What to produce:
Return a copy of every line in the records that includes the word "this".
==== Input rows
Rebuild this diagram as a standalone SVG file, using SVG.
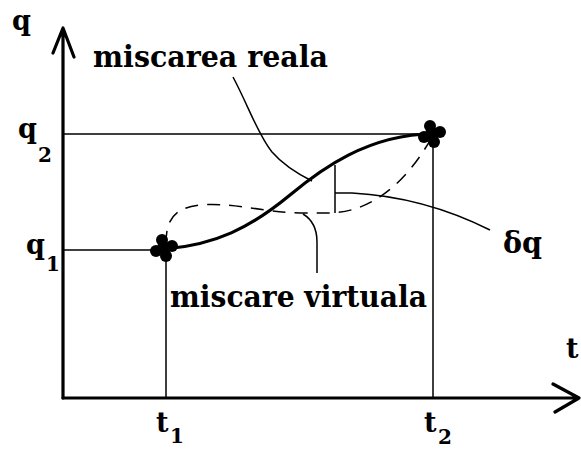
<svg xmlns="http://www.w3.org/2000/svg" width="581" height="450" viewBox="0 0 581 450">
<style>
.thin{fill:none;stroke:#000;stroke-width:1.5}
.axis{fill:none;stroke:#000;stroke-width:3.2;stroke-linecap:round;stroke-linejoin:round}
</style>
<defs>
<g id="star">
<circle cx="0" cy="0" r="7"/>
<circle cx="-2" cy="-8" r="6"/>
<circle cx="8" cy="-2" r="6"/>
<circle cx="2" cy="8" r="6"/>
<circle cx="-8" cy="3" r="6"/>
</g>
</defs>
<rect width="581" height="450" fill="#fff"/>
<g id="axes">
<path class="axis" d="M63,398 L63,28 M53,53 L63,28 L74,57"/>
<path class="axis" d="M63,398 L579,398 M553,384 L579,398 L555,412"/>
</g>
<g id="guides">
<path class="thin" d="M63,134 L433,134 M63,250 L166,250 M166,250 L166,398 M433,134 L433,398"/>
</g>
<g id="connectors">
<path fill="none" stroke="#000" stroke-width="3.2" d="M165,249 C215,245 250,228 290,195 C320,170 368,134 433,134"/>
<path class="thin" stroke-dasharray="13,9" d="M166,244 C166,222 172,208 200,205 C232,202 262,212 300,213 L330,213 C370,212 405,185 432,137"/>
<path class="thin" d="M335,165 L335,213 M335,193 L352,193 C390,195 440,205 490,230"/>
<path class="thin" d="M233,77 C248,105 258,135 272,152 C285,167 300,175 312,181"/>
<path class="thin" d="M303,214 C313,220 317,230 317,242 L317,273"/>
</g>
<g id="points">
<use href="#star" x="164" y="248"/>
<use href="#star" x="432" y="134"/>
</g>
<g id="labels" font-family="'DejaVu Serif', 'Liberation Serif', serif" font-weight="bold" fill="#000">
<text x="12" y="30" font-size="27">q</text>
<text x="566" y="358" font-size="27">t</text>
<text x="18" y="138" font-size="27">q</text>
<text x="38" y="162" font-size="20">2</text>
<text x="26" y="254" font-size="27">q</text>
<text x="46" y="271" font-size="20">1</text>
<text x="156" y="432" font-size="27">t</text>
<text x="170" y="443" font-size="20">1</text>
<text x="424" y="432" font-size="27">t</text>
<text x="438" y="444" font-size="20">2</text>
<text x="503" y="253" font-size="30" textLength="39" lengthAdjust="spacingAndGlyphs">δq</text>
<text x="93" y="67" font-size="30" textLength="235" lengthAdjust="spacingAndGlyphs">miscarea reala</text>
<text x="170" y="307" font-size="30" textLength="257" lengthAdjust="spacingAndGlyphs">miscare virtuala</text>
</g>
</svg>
========
==== Input rows
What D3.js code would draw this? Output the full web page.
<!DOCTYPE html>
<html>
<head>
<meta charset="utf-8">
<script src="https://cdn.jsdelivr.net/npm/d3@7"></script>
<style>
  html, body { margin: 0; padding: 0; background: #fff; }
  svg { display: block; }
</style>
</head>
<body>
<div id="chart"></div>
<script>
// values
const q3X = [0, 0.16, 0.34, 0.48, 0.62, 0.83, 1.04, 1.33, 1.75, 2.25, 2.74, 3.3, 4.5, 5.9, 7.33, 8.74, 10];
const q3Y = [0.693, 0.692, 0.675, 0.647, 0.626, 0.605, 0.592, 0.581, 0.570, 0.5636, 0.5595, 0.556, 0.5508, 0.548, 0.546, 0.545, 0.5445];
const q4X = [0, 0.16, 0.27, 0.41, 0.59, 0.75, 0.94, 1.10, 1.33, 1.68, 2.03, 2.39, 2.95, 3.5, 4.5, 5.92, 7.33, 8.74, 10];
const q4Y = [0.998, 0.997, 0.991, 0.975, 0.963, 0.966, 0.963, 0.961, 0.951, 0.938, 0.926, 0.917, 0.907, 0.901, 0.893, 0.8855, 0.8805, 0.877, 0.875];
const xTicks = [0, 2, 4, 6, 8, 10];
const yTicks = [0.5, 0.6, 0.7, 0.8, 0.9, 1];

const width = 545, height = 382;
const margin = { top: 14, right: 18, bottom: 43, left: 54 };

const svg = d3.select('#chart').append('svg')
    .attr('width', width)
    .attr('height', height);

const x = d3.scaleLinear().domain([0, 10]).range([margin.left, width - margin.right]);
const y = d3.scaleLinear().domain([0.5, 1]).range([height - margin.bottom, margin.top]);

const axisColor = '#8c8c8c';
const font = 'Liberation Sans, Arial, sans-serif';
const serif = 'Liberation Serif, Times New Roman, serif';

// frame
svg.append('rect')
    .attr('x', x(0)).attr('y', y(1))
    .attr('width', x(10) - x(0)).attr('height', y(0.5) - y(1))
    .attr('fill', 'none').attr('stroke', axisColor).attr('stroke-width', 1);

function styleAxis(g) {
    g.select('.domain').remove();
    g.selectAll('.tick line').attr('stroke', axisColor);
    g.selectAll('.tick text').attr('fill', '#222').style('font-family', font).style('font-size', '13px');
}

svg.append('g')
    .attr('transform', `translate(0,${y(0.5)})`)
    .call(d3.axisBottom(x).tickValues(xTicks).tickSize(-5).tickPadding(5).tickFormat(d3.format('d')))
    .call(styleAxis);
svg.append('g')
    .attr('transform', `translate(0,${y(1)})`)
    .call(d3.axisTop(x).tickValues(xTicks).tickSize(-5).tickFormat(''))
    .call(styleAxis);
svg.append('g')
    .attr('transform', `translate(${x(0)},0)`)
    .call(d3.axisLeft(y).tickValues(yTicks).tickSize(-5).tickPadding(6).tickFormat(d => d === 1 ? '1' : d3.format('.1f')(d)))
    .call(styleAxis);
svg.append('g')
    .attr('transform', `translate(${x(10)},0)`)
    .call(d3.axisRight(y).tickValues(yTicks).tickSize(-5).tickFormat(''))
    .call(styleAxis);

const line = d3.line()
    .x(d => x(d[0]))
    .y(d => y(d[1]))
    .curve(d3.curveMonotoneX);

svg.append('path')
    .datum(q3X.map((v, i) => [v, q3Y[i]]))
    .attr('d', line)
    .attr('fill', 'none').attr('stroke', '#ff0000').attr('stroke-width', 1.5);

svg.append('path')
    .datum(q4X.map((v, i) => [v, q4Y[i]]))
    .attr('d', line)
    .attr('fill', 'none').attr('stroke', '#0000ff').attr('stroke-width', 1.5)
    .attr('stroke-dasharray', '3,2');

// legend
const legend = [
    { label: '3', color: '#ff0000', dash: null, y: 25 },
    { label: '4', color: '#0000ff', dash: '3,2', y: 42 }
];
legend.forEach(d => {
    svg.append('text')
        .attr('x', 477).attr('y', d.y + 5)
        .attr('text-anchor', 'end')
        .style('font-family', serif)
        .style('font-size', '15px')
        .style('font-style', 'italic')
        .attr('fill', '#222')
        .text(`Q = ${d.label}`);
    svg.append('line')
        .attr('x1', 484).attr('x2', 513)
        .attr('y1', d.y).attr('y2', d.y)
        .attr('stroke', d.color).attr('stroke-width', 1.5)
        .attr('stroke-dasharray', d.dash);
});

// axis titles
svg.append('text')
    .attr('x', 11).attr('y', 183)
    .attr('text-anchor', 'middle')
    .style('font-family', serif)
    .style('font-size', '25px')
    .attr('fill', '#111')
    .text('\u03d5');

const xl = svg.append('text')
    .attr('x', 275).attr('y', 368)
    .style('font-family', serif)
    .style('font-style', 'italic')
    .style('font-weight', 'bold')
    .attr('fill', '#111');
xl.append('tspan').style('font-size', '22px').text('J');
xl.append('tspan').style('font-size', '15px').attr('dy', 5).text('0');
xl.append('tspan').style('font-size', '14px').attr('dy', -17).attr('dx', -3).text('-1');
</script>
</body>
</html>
========
Task response:
Rebuild this diagram as a standalone SVG file, using SVG.
What D3.js code would draw this? Output the full web page.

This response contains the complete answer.